Q. 47. What do you affirm when you say that "he ascended into heaven and is seated at the right hand of the Father"? First, that Christ has gone to be with the Father, hidden except to the eyes of faith. Second, however, that Christ is not cut off from us in the remote past, or in some place from which he cannot reach us, but is present to us here and now by grace. He reigns with divine authority, protecting us, guiding us, and interceding for us until he returns in glory.
Q. 63. What is the mission of the church? The mission of the church is to bear witness to God's love for the world in Jesus Christ.
Q. 64. What forms does this mission take? The forms are as various as the forms of God's love, yet the center is always Jesus Christ. The church is faithful to its mission when it extends mercy and forgiveness to the needy in ways that point finally to him. For in the end it is always by Christ's mercy that the needs of the needy are met.

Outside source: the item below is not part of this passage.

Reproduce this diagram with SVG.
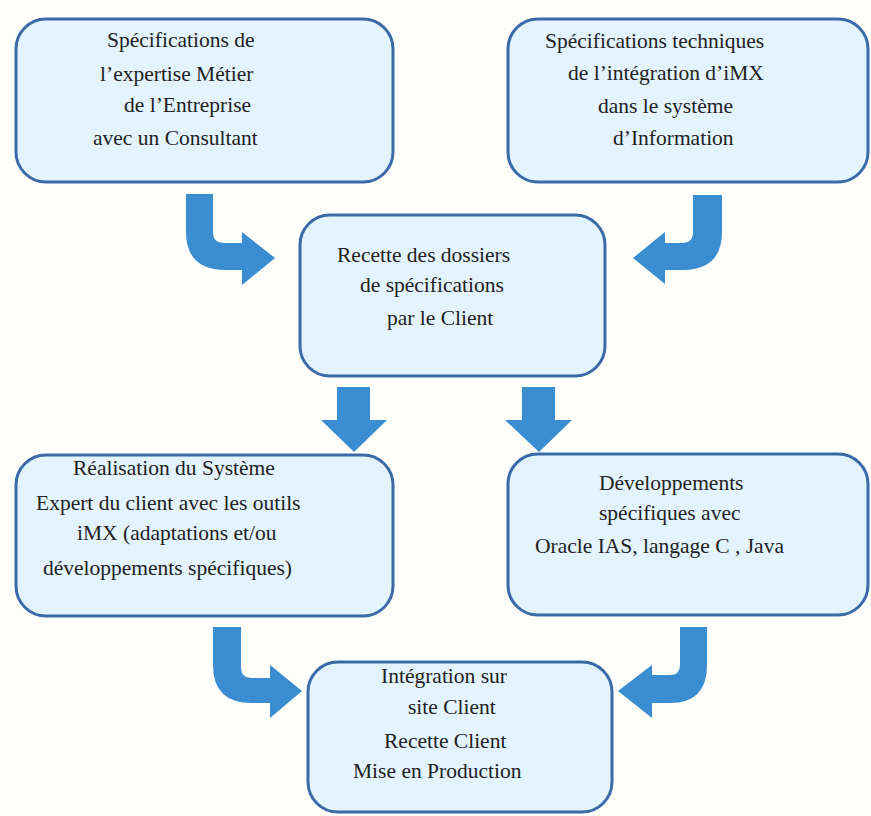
<svg xmlns="http://www.w3.org/2000/svg" width="871" height="816" viewBox="0 0 871 816">
<style>
.box{fill:#e3f4fe;stroke:#3b6aa8;stroke-width:3}
.arr{fill:#3a8dd0}
</style>
<rect width="871" height="816" fill="#fefefb"/>
<g id="connectors">
<path class="arr" d="M186,194 H213 V232 Q213,243 224,243 H242 V232 L275,258 L242,285 V270 H226 Q186,270 186,232 Z"/>
<path class="arr" d="M722,195 H693 V232 Q693,243 682,243 H665 V232 L633,258 L665,284 V270 H682 Q722,270 722,232 Z"/>
<path class="arr" d="M337,387 H370 V420 H387 L354,452 L321,420 H337 Z"/>
<path class="arr" d="M522,387 H555 V420 H572 L539,452 L505,420 H522 Z"/>
<path class="arr" d="M213,627 H241 V667 Q241,678 252,678 H270 V665 L302,691 L270,718 V703 H252 Q213,703 213,665 Z"/>
<path class="arr" d="M707,627 H680 V665 Q680,675 670,675 H652 V665 L618,691 L652,718 V703 H670 Q707,703 707,665 Z"/>
</g>
<g font-family="Liberation Serif, Times New Roman, serif" font-size="21.5" fill="#222">
<g id="n1">
<rect class="box" x="16" y="19" width="377" height="163" rx="30"/>
<text x="107" y="47">Spécifications de</text>
<text x="100" y="81">l’expertise Métier</text>
<text x="124" y="112">de l’Entreprise</text>
<text x="93" y="145">avec un Consultant</text>
</g>
<g id="n2">
<rect class="box" x="508" y="19" width="360" height="163" rx="30"/>
<text x="545" y="48">Spécifications techniques</text>
<text x="568" y="80">de l’intégration d’iMX</text>
<text x="598" y="113">dans le système</text>
<text x="613" y="145">d’Information</text>
</g>
<g id="n3">
<rect class="box" x="300" y="215" width="305" height="161" rx="30"/>
<text x="337" y="262">Recette des dossiers</text>
<text x="360" y="292">de spécifications</text>
<text x="387" y="325">par le Client</text>
</g>
<g id="n4">
<rect class="box" x="16" y="455" width="377" height="161" rx="30"/>
<text x="73" y="475">Réalisation du Système</text>
<text x="36" y="510">Expert du client avec les outils</text>
<text x="77" y="540">iMX (adaptations et/ou</text>
<text x="43" y="575">développements spécifiques)</text>
</g>
<g id="n5">
<rect class="box" x="508" y="454" width="360" height="161" rx="30"/>
<text x="599" y="490">Développements</text>
<text x="599" y="520">spécifiques avec</text>
<text x="535" y="553">Oracle IAS, langage C , Java</text>
</g>
<g id="n6">
<rect class="box" x="308" y="662" width="304" height="150" rx="30"/>
<text x="381" y="683">Intégration sur</text>
<text x="408" y="714">site Client</text>
<text x="384" y="748">Recette Client</text>
<text x="353" y="778">Mise en Production</text>
</g>
</g>
</svg>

Q. 65. Who are the needy? The hungry need bread, the homeless need a roof, the oppressed need justice, and the lonely need fellowship. At the same time -- on another and deeper level -- the hopeless need hope, sinners need forgiveness, and the world needs the gospel. On this level no one is excluded, and all the needy are one. Our mission as the church is to bring hope to a desperate world by declaring God's undying love -- as one beggar tells another where to find bread.